*** Available data
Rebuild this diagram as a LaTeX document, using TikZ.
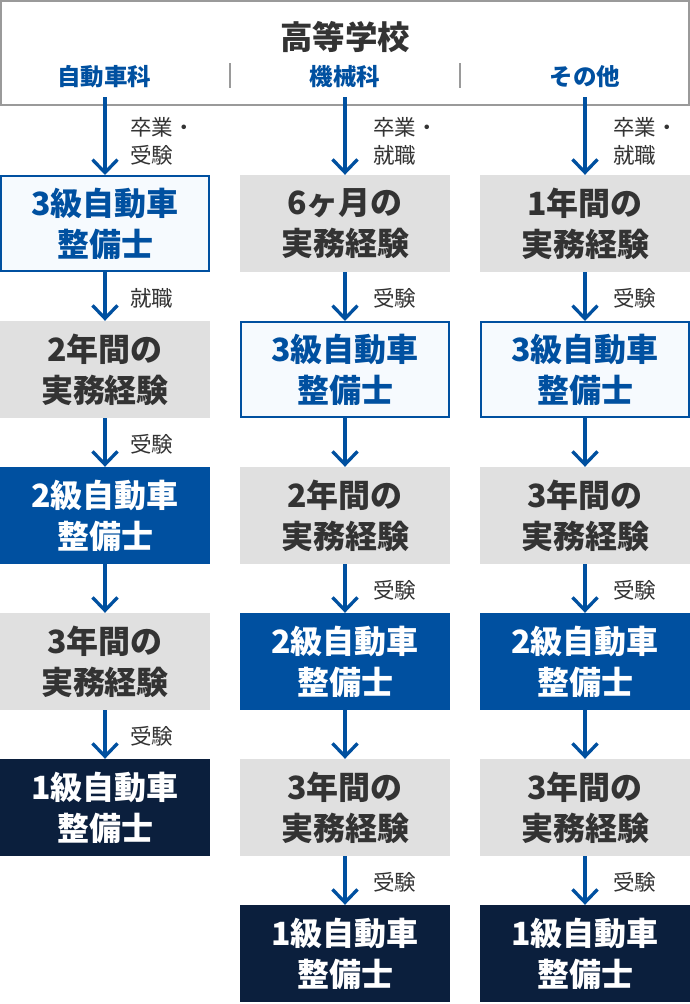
\documentclass[tikz,border=0pt]{standalone}
\usepackage{fontspec}
\setmainfont{Noto Sans CJK JP}
\usetikzlibrary{arrows.meta}
\definecolor{mblue}{HTML}{0050A0}
\definecolor{mnavy}{HTML}{0B1F3D}
\definecolor{mgrey}{HTML}{E0E0E0}
\definecolor{mtext}{HTML}{333333}
\definecolor{mlight}{HTML}{F6FAFE}
\definecolor{mframe}{HTML}{9A9A9A}
\tikzset{
  boxbase/.style={minimum width=210pt, minimum height=97pt, inner sep=0pt, align=center,
    font=\fontsize{32}{41}\selectfont\bfseries},
  lightbox/.style={boxbase, fill=mlight, draw=mblue, line width=2pt, minimum width=208pt, minimum height=95pt, text=mblue},
  greybox/.style={boxbase, fill=mgrey, text=mtext},
  bluebox/.style={boxbase, fill=mblue, text=white},
  navybox/.style={boxbase, fill=mnavy, text=white},
  lbl/.style={anchor=west, align=left, inner sep=0pt, text=mtext, font=\fontsize{21.5}{28}\selectfont},
  arr/.style={draw=mblue, line width=3.3pt, -{Straight Barb[length=13pt,width=25pt,line width=3.3pt]}},
  sub/.style={text=mblue, font=\fontsize{23.5}{28}\selectfont\bfseries, inner sep=0pt},
}
\begin{document}
\begin{tikzpicture}[x=1pt,y=-1pt]
\useasboundingbox (0,0) rectangle (690,1004);
\fill[white] (0,0) rectangle (690,1004);
% top box
\draw[mframe, line width=2pt] (1,1) rectangle (689,105);
\node[text=mtext, font=\fontsize{32.5}{36}\selectfont\bfseries, inner sep=0pt] (title) at (345,37) {高等学校};
\node[sub] (h1) at (104,77) {自動車科};
\node[sub] (h2) at (345,77) {機械科};
\node[sub] (h3) at (585,77) {その他};
\draw[mframe, line width=2pt] (230,63) -- (230,88);
\draw[mframe, line width=2pt] (460,63) -- (460,88);
\coordinate (s1) at (105,97);
\coordinate (s2) at (345,97);
\coordinate (s3) at (585,97);
% column 1
\node[lightbox] (a1) at (105,223.5) {3級自動車\\整備士};
\node[greybox]  (a2) at (105,369.5) {2年間の\\実務経験};
\node[bluebox]  (a3) at (105,515.5) {2級自動車\\整備士};
\node[greybox]  (a4) at (105,661.5) {3年間の\\実務経験};
\node[navybox]  (a5) at (105,807.5) {1級自動車\\整備士};
% column 2
\node[greybox]  (b1) at (345,223.5) {6ヶ月の\\実務経験};
\node[lightbox] (b2) at (345,369.5) {3級自動車\\整備士};
\node[greybox]  (b3) at (345,515.5) {2年間の\\実務経験};
\node[bluebox]  (b4) at (345,661.5) {2級自動車\\整備士};
\node[greybox]  (b5) at (345,807.5) {3年間の\\実務経験};
\node[navybox]  (b6) at (345,953.5) {1級自動車\\整備士};
% column 3
\node[greybox]  (c1) at (585,223.5) {1年間の\\実務経験};
\node[lightbox] (c2) at (585,369.5) {3級自動車\\整備士};
\node[greybox]  (c3) at (585,515.5) {3年間の\\実務経験};
\node[bluebox]  (c4) at (585,661.5) {2級自動車\\整備士};
\node[greybox]  (c5) at (585,807.5) {3年間の\\実務経験};
\node[navybox]  (c6) at (585,953.5) {1級自動車\\整備士};
% arrows
\draw[arr] (s1) -- (a1.north);
\draw[arr] (a1) -- (a2);
\draw[arr] (a2) -- (a3);
\draw[arr] (a3) -- (a4);
\draw[arr] (a4) -- (a5);
\draw[arr] (s2) -- (b1.north);
\draw[arr] (b1) -- (b2);
\draw[arr] (b2) -- (b3);
\draw[arr] (b3) -- (b4);
\draw[arr] (b4) -- (b5);
\draw[arr] (b5) -- (b6);
\draw[arr] (s3) -- (c1.north);
\draw[arr] (c1) -- (c2);
\draw[arr] (c2) -- (c3);
\draw[arr] (c3) -- (c4);
\draw[arr] (c4) -- (c5);
\draw[arr] (c5) -- (c6);
% labels
\node[lbl] (la0) at (130,141) {卒業・\\受験};
\node[lbl] (la1) at (130,298) {就職};
\node[lbl] (la2) at (130,444) {受験};
\node[lbl] (la4) at (130,736) {受験};
\node[lbl] (lb0) at (373,141) {卒業・\\就職};
\node[lbl] (lb1) at (373,298) {受験};
\node[lbl] (lb3) at (373,590) {受験};
\node[lbl] (lb5) at (373,882) {受験};
\node[lbl] (lc0) at (613,141) {卒業・\\就職};
\node[lbl] (lc1) at (613,298) {受験};
\node[lbl] (lc3) at (613,590) {受験};
\node[lbl] (lc5) at (613,882) {受験};
\end{tikzpicture}
\end{document}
******
:: Work required ::
Repeat the lines above exactly, and keep every picture out.

:: Answer for this exercise ::
Rebuild this diagram as a LaTeX document, using TikZ.
\documentclass[tikz,border=0pt]{standalone}
\usepackage{fontspec}
\setmainfont{Noto Sans CJK JP}
\usetikzlibrary{arrows.meta}
\definecolor{mblue}{HTML}{0050A0}
\definecolor{mnavy}{HTML}{0B1F3D}
\definecolor{mgrey}{HTML}{E0E0E0}
\definecolor{mtext}{HTML}{333333}
\definecolor{mlight}{HTML}{F6FAFE}
\definecolor{mframe}{HTML}{9A9A9A}
\tikzset{
  boxbase/.style={minimum width=210pt, minimum height=97pt, inner sep=0pt, align=center,
    font=\fontsize{32}{41}\selectfont\bfseries},
  lightbox/.style={boxbase, fill=mlight, draw=mblue, line width=2pt, minimum width=208pt, minimum height=95pt, text=mblue},
  greybox/.style={boxbase, fill=mgrey, text=mtext},
  bluebox/.style={boxbase, fill=mblue, text=white},
  navybox/.style={boxbase, fill=mnavy, text=white},
  lbl/.style={anchor=west, align=left, inner sep=0pt, text=mtext, font=\fontsize{21.5}{28}\selectfont},
  arr/.style={draw=mblue, line width=3.3pt, -{Straight Barb[length=13pt,width=25pt,line width=3.3pt]}},
  sub/.style={text=mblue, font=\fontsize{23.5}{28}\selectfont\bfseries, inner sep=0pt},
}
\begin{document}
\begin{tikzpicture}[x=1pt,y=-1pt]
\useasboundingbox (0,0) rectangle (690,1004);
\fill[white] (0,0) rectangle (690,1004);
% top box
\draw[mframe, line width=2pt] (1,1) rectangle (689,105);
\node[text=mtext, font=\fontsize{32.5}{36}\selectfont\bfseries, inner sep=0pt] (title) at (345,37) {高等学校};
\node[sub] (h1) at (104,77) {自動車科};
\node[sub] (h2) at (345,77) {機械科};
\node[sub] (h3) at (585,77) {その他};
\draw[mframe, line width=2pt] (230,63) -- (230,88);
\draw[mframe, line width=2pt] (460,63) -- (460,88);
\coordinate (s1) at (105,97);
\coordinate (s2) at (345,97);
\coordinate (s3) at (585,97);
% column 1
\node[lightbox] (a1) at (105,223.5) {3級自動車\\整備士};
\node[greybox]  (a2) at (105,369.5) {2年間の\\実務経験};
\node[bluebox]  (a3) at (105,515.5) {2級自動車\\整備士};
\node[greybox]  (a4) at (105,661.5) {3年間の\\実務経験};
\node[navybox]  (a5) at (105,807.5) {1級自動車\\整備士};
% column 2
\node[greybox]  (b1) at (345,223.5) {6ヶ月の\\実務経験};
\node[lightbox] (b2) at (345,369.5) {3級自動車\\整備士};
\node[greybox]  (b3) at (345,515.5) {2年間の\\実務経験};
\node[bluebox]  (b4) at (345,661.5) {2級自動車\\整備士};
\node[greybox]  (b5) at (345,807.5) {3年間の\\実務経験};
\node[navybox]  (b6) at (345,953.5) {1級自動車\\整備士};
% column 3
\node[greybox]  (c1) at (585,223.5) {1年間の\\実務経験};
\node[lightbox] (c2) at (585,369.5) {3級自動車\\整備士};
\node[greybox]  (c3) at (585,515.5) {3年間の\\実務経験};
\node[bluebox]  (c4) at (585,661.5) {2級自動車\\整備士};
\node[greybox]  (c5) at (585,807.5) {3年間の\\実務経験};
\node[navybox]  (c6) at (585,953.5) {1級自動車\\整備士};
% arrows
\draw[arr] (s1) -- (a1.north);
\draw[arr] (a1) -- (a2);
\draw[arr] (a2) -- (a3);
\draw[arr] (a3) -- (a4);
\draw[arr] (a4) -- (a5);
\draw[arr] (s2) -- (b1.north);
\draw[arr] (b1) -- (b2);
\draw[arr] (b2) -- (b3);
\draw[arr] (b3) -- (b4);
\draw[arr] (b4) -- (b5);
\draw[arr] (b5) -- (b6);
\draw[arr] (s3) -- (c1.north);
\draw[arr] (c1) -- (c2);
\draw[arr] (c2) -- (c3);
\draw[arr] (c3) -- (c4);
\draw[arr] (c4) -- (c5);
\draw[arr] (c5) -- (c6);
% labels
\node[lbl] (la0) at (130,141) {卒業・\\受験};
\node[lbl] (la1) at (130,298) {就職};
\node[lbl] (la2) at (130,444) {受験};
\node[lbl] (la4) at (130,736) {受験};
\node[lbl] (lb0) at (373,141) {卒業・\\就職};
\node[lbl] (lb1) at (373,298) {受験};
\node[lbl] (lb3) at (373,590) {受験};
\node[lbl] (lb5) at (373,882) {受験};
\node[lbl] (lc0) at (613,141) {卒業・\\就職};
\node[lbl] (lc1) at (613,298) {受験};
\node[lbl] (lc3) at (613,590) {受験};
\node[lbl] (lc5) at (613,882) {受験};
\end{tikzpicture}
\end{document}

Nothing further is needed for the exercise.